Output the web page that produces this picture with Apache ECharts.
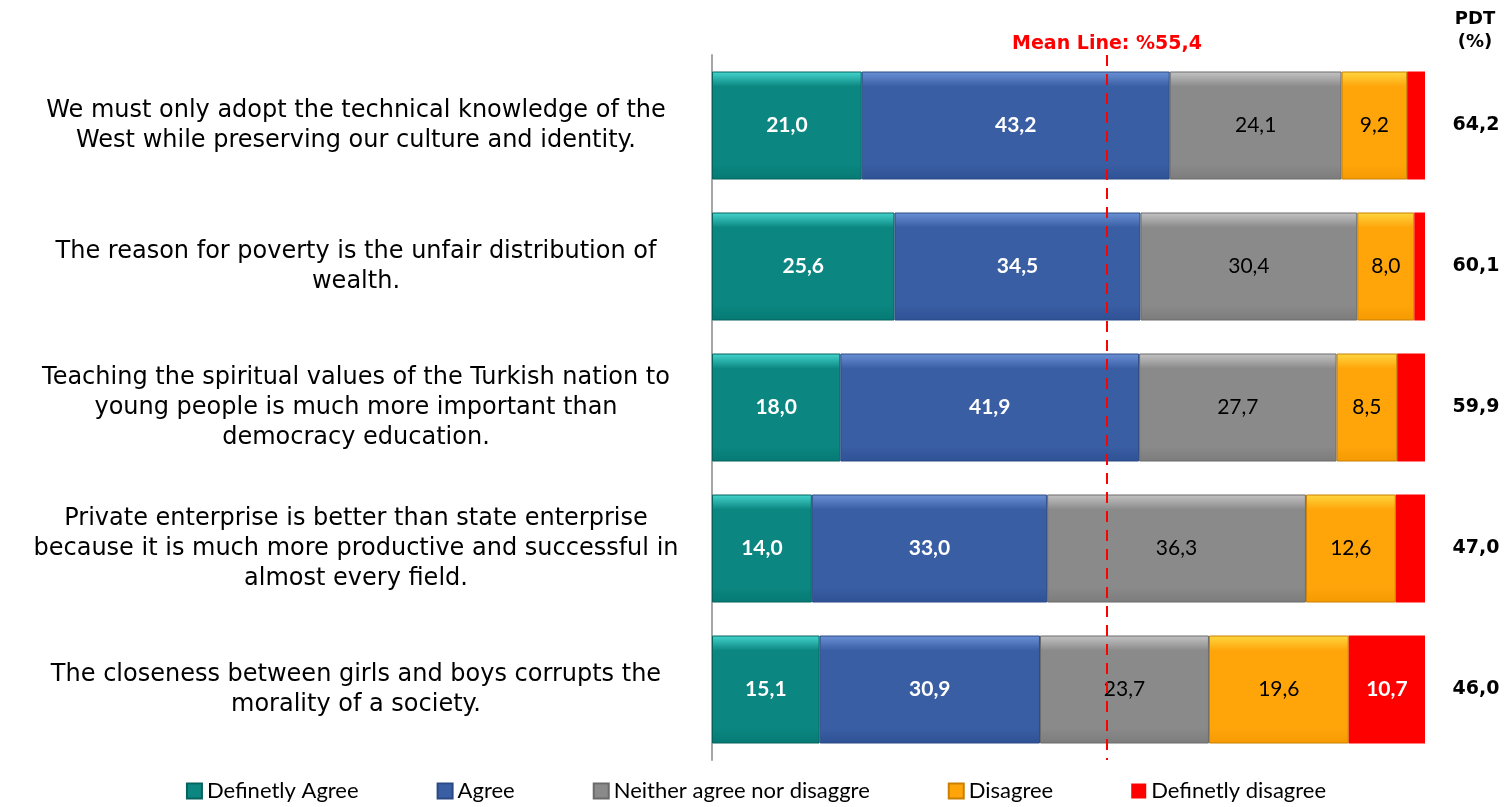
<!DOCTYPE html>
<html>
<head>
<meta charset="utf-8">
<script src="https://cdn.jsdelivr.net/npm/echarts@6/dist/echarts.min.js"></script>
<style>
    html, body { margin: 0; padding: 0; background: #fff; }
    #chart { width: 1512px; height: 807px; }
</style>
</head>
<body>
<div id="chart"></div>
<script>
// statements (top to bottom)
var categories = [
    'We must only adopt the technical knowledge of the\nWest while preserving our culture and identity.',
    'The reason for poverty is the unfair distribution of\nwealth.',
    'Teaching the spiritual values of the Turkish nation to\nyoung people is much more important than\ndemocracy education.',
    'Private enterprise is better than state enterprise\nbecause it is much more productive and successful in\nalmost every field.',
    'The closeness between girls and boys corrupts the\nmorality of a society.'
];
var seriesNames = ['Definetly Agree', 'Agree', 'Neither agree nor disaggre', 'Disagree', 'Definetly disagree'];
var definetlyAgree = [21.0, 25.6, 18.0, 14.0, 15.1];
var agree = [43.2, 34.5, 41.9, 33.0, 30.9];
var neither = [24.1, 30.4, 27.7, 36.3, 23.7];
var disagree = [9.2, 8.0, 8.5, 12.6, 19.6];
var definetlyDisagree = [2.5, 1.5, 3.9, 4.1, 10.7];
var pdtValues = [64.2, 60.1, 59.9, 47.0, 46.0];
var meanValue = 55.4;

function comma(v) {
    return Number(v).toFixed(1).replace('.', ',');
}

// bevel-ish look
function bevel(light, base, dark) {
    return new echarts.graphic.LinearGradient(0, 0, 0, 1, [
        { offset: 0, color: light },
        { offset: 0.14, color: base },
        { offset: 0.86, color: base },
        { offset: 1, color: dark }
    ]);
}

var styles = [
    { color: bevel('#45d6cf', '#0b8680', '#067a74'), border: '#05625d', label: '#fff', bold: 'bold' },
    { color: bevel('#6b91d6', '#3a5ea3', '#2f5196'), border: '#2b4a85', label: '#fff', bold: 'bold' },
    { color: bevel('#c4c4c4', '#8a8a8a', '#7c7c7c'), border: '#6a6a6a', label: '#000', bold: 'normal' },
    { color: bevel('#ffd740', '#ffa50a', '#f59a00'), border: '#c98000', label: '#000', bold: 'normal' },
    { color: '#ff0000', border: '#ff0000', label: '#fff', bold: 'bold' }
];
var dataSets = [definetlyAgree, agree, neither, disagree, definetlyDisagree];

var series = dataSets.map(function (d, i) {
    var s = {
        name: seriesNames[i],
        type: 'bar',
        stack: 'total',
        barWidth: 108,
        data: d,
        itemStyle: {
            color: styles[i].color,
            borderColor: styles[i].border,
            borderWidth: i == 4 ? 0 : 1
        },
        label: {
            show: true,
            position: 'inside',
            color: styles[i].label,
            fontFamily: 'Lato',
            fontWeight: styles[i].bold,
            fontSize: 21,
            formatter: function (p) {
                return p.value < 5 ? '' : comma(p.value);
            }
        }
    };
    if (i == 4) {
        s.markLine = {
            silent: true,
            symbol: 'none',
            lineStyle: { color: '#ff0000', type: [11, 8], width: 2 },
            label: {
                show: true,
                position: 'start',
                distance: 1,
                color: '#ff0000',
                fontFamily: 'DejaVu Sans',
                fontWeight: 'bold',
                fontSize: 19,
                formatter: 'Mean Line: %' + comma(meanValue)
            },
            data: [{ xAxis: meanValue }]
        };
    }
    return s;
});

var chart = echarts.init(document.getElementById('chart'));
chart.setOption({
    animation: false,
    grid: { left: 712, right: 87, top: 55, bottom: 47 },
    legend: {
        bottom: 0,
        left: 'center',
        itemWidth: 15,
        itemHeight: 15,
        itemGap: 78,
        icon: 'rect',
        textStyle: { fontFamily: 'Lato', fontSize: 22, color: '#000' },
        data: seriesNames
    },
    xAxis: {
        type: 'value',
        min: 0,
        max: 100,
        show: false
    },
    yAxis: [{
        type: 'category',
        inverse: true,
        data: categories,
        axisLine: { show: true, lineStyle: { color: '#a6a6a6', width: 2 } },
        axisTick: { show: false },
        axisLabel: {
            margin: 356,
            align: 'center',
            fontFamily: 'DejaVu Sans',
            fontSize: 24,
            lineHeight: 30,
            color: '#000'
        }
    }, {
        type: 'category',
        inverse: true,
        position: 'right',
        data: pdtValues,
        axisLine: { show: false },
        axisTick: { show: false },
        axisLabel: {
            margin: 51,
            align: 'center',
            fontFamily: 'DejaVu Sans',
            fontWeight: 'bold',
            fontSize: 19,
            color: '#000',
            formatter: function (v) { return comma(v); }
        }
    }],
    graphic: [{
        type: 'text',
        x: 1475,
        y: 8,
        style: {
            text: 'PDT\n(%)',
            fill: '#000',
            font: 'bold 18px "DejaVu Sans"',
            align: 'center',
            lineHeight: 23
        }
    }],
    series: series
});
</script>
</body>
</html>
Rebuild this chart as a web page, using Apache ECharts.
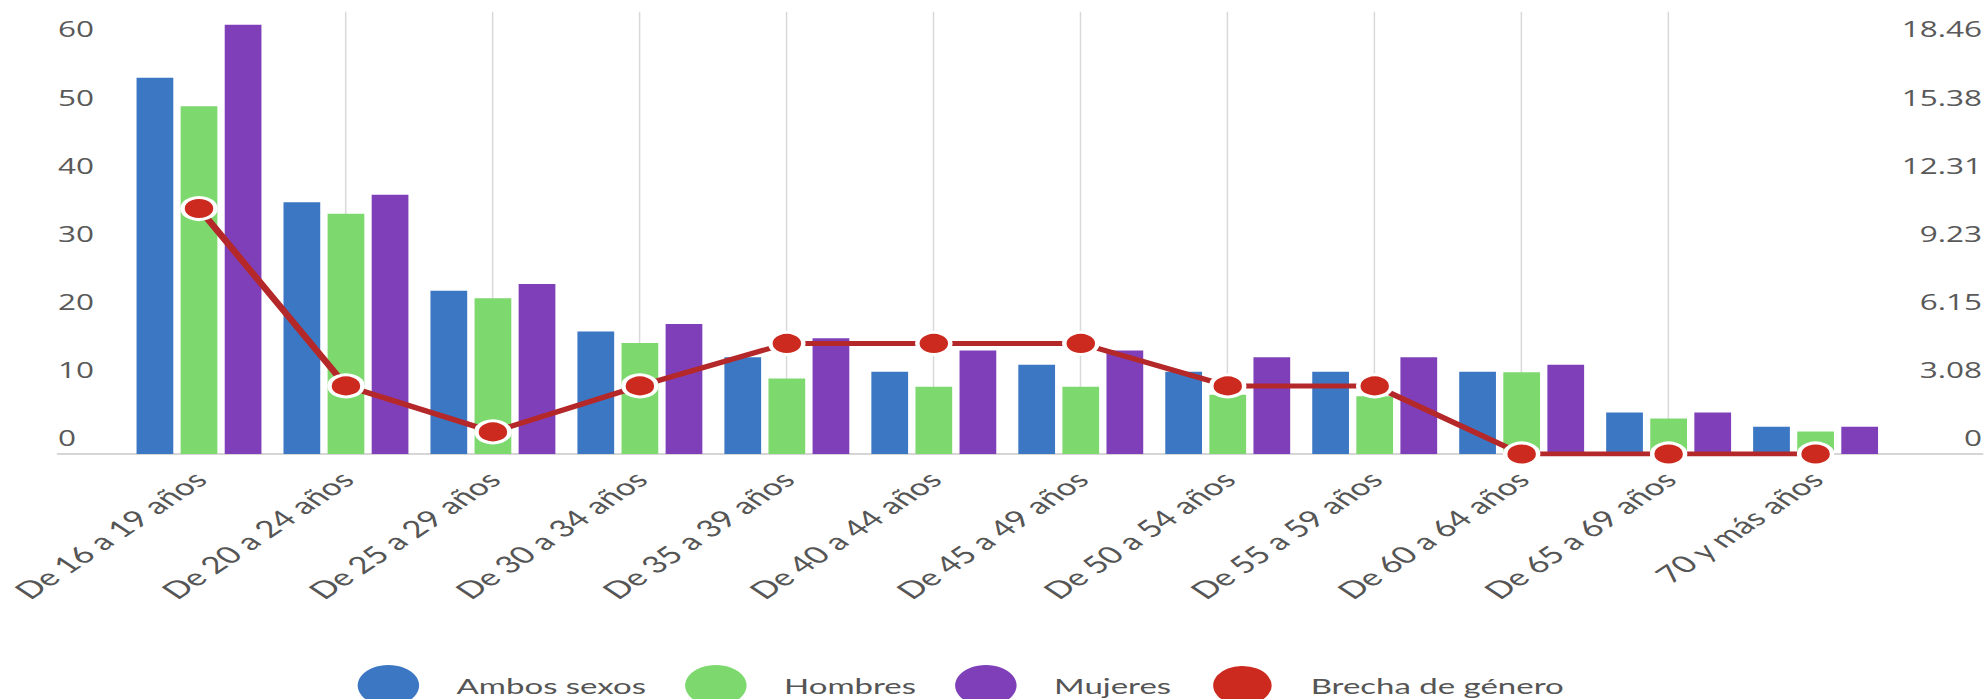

++++++++++

- Exercise details -
Keep every word of the data as it is when you write it out, but drop the pictures.

- Exercise result -
Output the web page that produces this picture with Apache ECharts.
<!DOCTYPE html>
<html>
<head>
<meta charset="utf-8">
<script src="https://cdn.jsdelivr.net/npm/echarts@6/dist/echarts.min.js"></script>
<style>
    html, body { margin: 0; padding: 0; background: #fff; }
    #chart { width: 1512px; height: 807px; }
</style>
</head>
<body>
<div id="chart"></div>
<script>
// statements (top to bottom)
var categories = [
    'We must only adopt the technical knowledge of the\nWest while preserving our culture and identity.',
    'The reason for poverty is the unfair distribution of\nwealth.',
    'Teaching the spiritual values of the Turkish nation to\nyoung people is much more important than\ndemocracy education.',
    'Private enterprise is better than state enterprise\nbecause it is much more productive and successful in\nalmost every field.',
    'The closeness between girls and boys corrupts the\nmorality of a society.'
];
var seriesNames = ['Definetly Agree', 'Agree', 'Neither agree nor disaggre', 'Disagree', 'Definetly disagree'];
var definetlyAgree = [21.0, 25.6, 18.0, 14.0, 15.1];
var agree = [43.2, 34.5, 41.9, 33.0, 30.9];
var neither = [24.1, 30.4, 27.7, 36.3, 23.7];
var disagree = [9.2, 8.0, 8.5, 12.6, 19.6];
var definetlyDisagree = [2.5, 1.5, 3.9, 4.1, 10.7];
var pdtValues = [64.2, 60.1, 59.9, 47.0, 46.0];
var meanValue = 55.4;

function comma(v) {
    return Number(v).toFixed(1).replace('.', ',');
}

// bevel-ish look
function bevel(light, base, dark) {
    return new echarts.graphic.LinearGradient(0, 0, 0, 1, [
        { offset: 0, color: light },
        { offset: 0.14, color: base },
        { offset: 0.86, color: base },
        { offset: 1, color: dark }
    ]);
}

var styles = [
    { color: bevel('#45d6cf', '#0b8680', '#067a74'), border: '#05625d', label: '#fff', bold: 'bold' },
    { color: bevel('#6b91d6', '#3a5ea3', '#2f5196'), border: '#2b4a85', label: '#fff', bold: 'bold' },
    { color: bevel('#c4c4c4', '#8a8a8a', '#7c7c7c'), border: '#6a6a6a', label: '#000', bold: 'normal' },
    { color: bevel('#ffd740', '#ffa50a', '#f59a00'), border: '#c98000', label: '#000', bold: 'normal' },
    { color: '#ff0000', border: '#ff0000', label: '#fff', bold: 'bold' }
];
var dataSets = [definetlyAgree, agree, neither, disagree, definetlyDisagree];

var series = dataSets.map(function (d, i) {
    var s = {
        name: seriesNames[i],
        type: 'bar',
        stack: 'total',
        barWidth: 108,
        data: d,
        itemStyle: {
            color: styles[i].color,
            borderColor: styles[i].border,
            borderWidth: i == 4 ? 0 : 1
        },
        label: {
            show: true,
            position: 'inside',
            color: styles[i].label,
            fontFamily: 'Lato',
            fontWeight: styles[i].bold,
            fontSize: 21,
            formatter: function (p) {
                return p.value < 5 ? '' : comma(p.value);
            }
        }
    };
    if (i == 4) {
        s.markLine = {
            silent: true,
            symbol: 'none',
            lineStyle: { color: '#ff0000', type: [11, 8], width: 2 },
            label: {
                show: true,
                position: 'start',
                distance: 1,
                color: '#ff0000',
                fontFamily: 'DejaVu Sans',
                fontWeight: 'bold',
                fontSize: 19,
                formatter: 'Mean Line: %' + comma(meanValue)
            },
            data: [{ xAxis: meanValue }]
        };
    }
    return s;
});

var chart = echarts.init(document.getElementById('chart'));
chart.setOption({
    animation: false,
    grid: { left: 712, right: 87, top: 55, bottom: 47 },
    legend: {
        bottom: 0,
        left: 'center',
        itemWidth: 15,
        itemHeight: 15,
        itemGap: 78,
        icon: 'rect',
        textStyle: { fontFamily: 'Lato', fontSize: 22, color: '#000' },
        data: seriesNames
    },
    xAxis: {
        type: 'value',
        min: 0,
        max: 100,
        show: false
    },
    yAxis: [{
        type: 'category',
        inverse: true,
        data: categories,
        axisLine: { show: true, lineStyle: { color: '#a6a6a6', width: 2 } },
        axisTick: { show: false },
        axisLabel: {
            margin: 356,
            align: 'center',
            fontFamily: 'DejaVu Sans',
            fontSize: 24,
            lineHeight: 30,
            color: '#000'
        }
    }, {
        type: 'category',
        inverse: true,
        position: 'right',
        data: pdtValues,
        axisLine: { show: false },
        axisTick: { show: false },
        axisLabel: {
            margin: 51,
            align: 'center',
            fontFamily: 'DejaVu Sans',
            fontWeight: 'bold',
            fontSize: 19,
            color: '#000',
            formatter: function (v) { return comma(v); }
        }
    }],
    graphic: [{
        type: 'text',
        x: 1475,
        y: 8,
        style: {
            text: 'PDT\n(%)',
            fill: '#000',
            font: 'bold 18px "DejaVu Sans"',
            align: 'center',
            lineHeight: 23
        }
    }],
    series: series
});
</script>
</body>
</html>
Rebuild this chart as a web page, using Apache ECharts.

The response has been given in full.